In a sense, then, perhaps Nathaniel Hawthorne was right to liken Trollope’s fiction to a ‘glass case.’ But it is not the mimetic transparency of ‘glass’ that sells me on the term; it is the latter word. For, as our analysis of Barchester Towers has shown, while Trollope captures certain details and character psychology with journalistic precision, he also makes readers acutely aware of the fact that his novel is merely a model—a microcosm, a hermetically sealed ‘case’ of reality—not reality itself. Through comedy and metafictional commentary, he showcases the artifice that is authorship, makes it the object of scrutiny, and reveals the limits to which stories and plots can map onto what truly matters in life. Real life is not an English novel—it is, more often than not, arbitrary and orderless. Counterintuitively, then, one can even say that by calling attention to the arbitrary, Trollope actually renders realism more realistic.

Works Cited

Anderson, Amanda. “Trollope’s Modernity.” ELH, vol. 74, no. 3, 2007, pp. 509–34. JSTOR, Accessed 4 Apr. 2024.

apRoberts, Ruth. The Moral Trollope. Athens: Ohio University Press, 1971.

Barthes, Roland. “The Reality Effect,” The Rustle of Language, 1984.

James, Henry. Partial Portraits. Macmillan and Company, 1894.

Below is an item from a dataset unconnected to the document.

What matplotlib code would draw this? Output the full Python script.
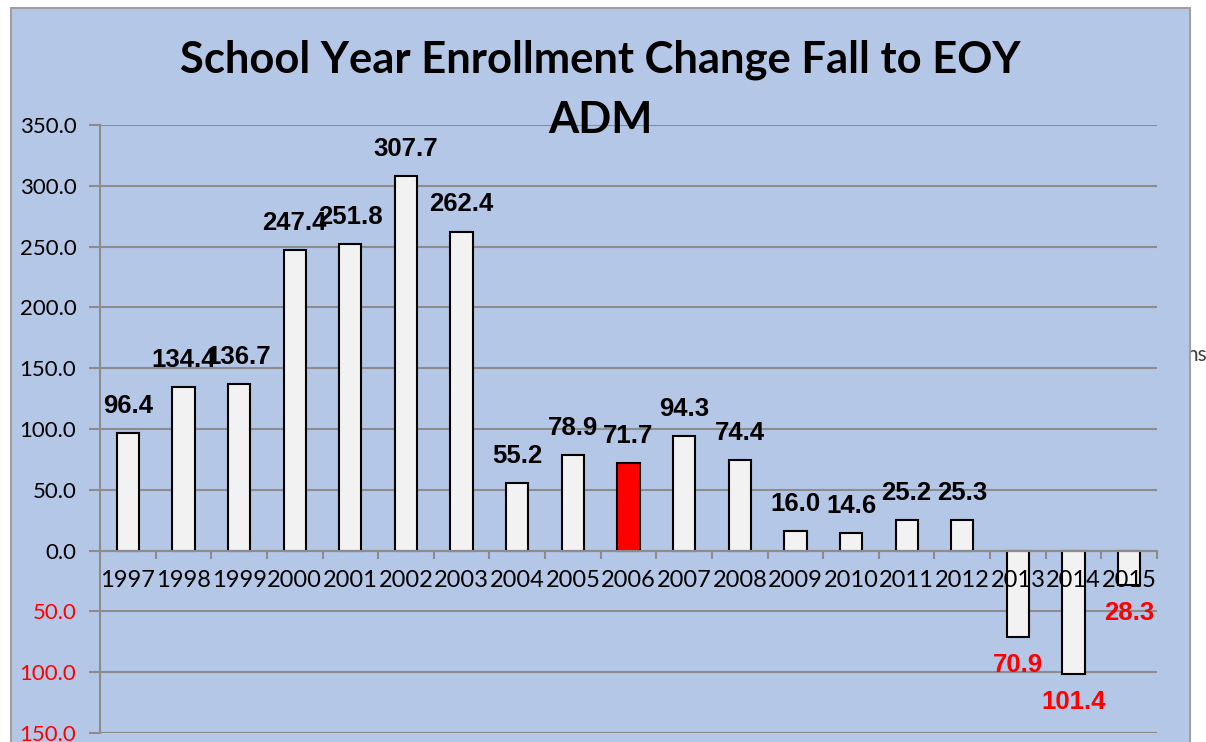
import matplotlib.pyplot as plt
from matplotlib.patches import Rectangle
from matplotlib.ticker import FuncFormatter
import numpy as np

plt.rcParams["font.family"] = ["Lato", "DejaVu Sans"]

# enrollment change values, fall to end of year ADM
years = ["1997", "1998", "1999", "2000", "2001", "2002", "2003", "2004", "2005", "2006",
         "2007", "2008", "2009", "2010", "2011", "2012", "2013", "2014", "2015"]
changes = [96.4, 134.4, 136.7, 247.4, 251.8, 307.7, 262.4, 55.2, 78.9, 71.7,
           94.3, 74.4, 16.0, 14.6, 25.2, 25.3, -70.9, -101.4, -28.3]
highlight = "2006"
yticks = [-150, -100, -50, 0, 50, 100, 150, 200, 250, 300, 350]

bg = "#B4C7E7"
grid_col = "#8C8C8C"

fig = plt.figure(figsize=(12.06, 7.42), dpi=100)

# stray text peeking out at the right edge
fig.text(1207 / 1206, 1 - 355 / 742, "ns", ha="right", va="center",
         fontsize=15, color="#404040", zorder=-3)

# blue chart area box
fig.patches.append(Rectangle((11 / 1206, -0.05), (1190 - 11) / 1206, (742 - 8) / 742 + 0.05,
                             transform=fig.transFigure, facecolor=bg, edgecolor="#A0A0A0",
                             lw=1.5, zorder=-2))

ax = fig.add_axes([100 / 1206, 1 - 733 / 742, 1057 / 1206, 608 / 742])
ax.set_facecolor("none")
ax.set_axisbelow(False)

x = np.arange(len(years))
colors = ["#FF0000" if y == highlight else "#F2F2F2" for y in years]
ax.bar(x, changes, width=0.4, color=colors, edgecolor="black", lw=1.5, zorder=2)

# horizontal gridlines behind the bars
for t in yticks:
    ax.axhline(t, color=grid_col, lw=1.5, zorder=0)

ax.set_xlim(-0.5, len(years) - 0.5)
ax.set_ylim(-150, 350)
ax.set_yticks(yticks)
ax.yaxis.set_major_formatter(FuncFormatter(lambda v, p: f"{abs(v):.1f}"))
ax.tick_params(axis="y", length=8, width=1.5, color=grid_col, labelsize=16, pad=9)
for lab, v in zip(ax.get_yticklabels(), yticks):
    lab.set_color("red" if v < 0 else "black")

ax.set_xticks(x)
ax.set_xticklabels(years)
ax.set_xticks(np.arange(len(years) + 1) - 0.5, minor=True)
ax.tick_params(axis="x", which="major", length=0, pad=14, labelsize=17)
ax.tick_params(axis="x", which="minor", length=6, width=1.5, color=grid_col)

for s in ["top", "right"]:
    ax.spines[s].set_visible(False)
ax.spines["bottom"].set_position(("data", 0))
ax.spines["bottom"].set_color(grid_col)
ax.spines["bottom"].set_linewidth(1.5)
ax.spines["left"].set_color(grid_col)
ax.spines["left"].set_linewidth(1.5)

# data labels
for xi, v in zip(x, changes):
    if v >= 0:
        ax.annotate(f"{v:.1f}", (xi, v), xytext=(0, 19.5), textcoords="offset points",
                    ha="center", va="center", fontsize=18.5, fontweight="bold",
                    family="Liberation Sans", color="black", zorder=5)
    else:
        ax.annotate(f"{abs(v):.1f}", (xi, v), xytext=(0, -20), textcoords="offset points",
                    ha="center", va="center", fontsize=18.5, fontweight="bold",
                    family="Liberation Sans", color="red", zorder=5)

fig.text(600 / 1206, 1 - 60 / 742, "School Year Enrollment Change Fall to EOY",
         ha="center", va="center", fontsize=31.3, fontweight="bold")
fig.text(600 / 1206, 1 - 120 / 742, "ADM", ha="center", va="center",
         fontsize=31.3, fontweight="bold", zorder=5)

fig.savefig("out.png", dpi=100)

Kincaid, James R. The Novels of Anthony Trollope. Oxford: Clarendon Press, 1977.

Nathaniel Hawthorne to James T. Fields, February 11, 1860, in The Letters of Anthony Trollope, 2 vol., ed. N. John Hall. Stanford: Stanford University Press, 1983.

Trollope, Anthony. An Autobiography, ed. Michael Sadler and Frederick Page. 1883; Oxford: Oxford University. Press, 1999.

Trollope, Anthony. Barchester Towers. New York, Knopf, 1992.

Trollope, Anthony. The Genius of Nathaniel Hawthorne. September, 1879. From North American Review, CCLXXIV, pp. 203-22.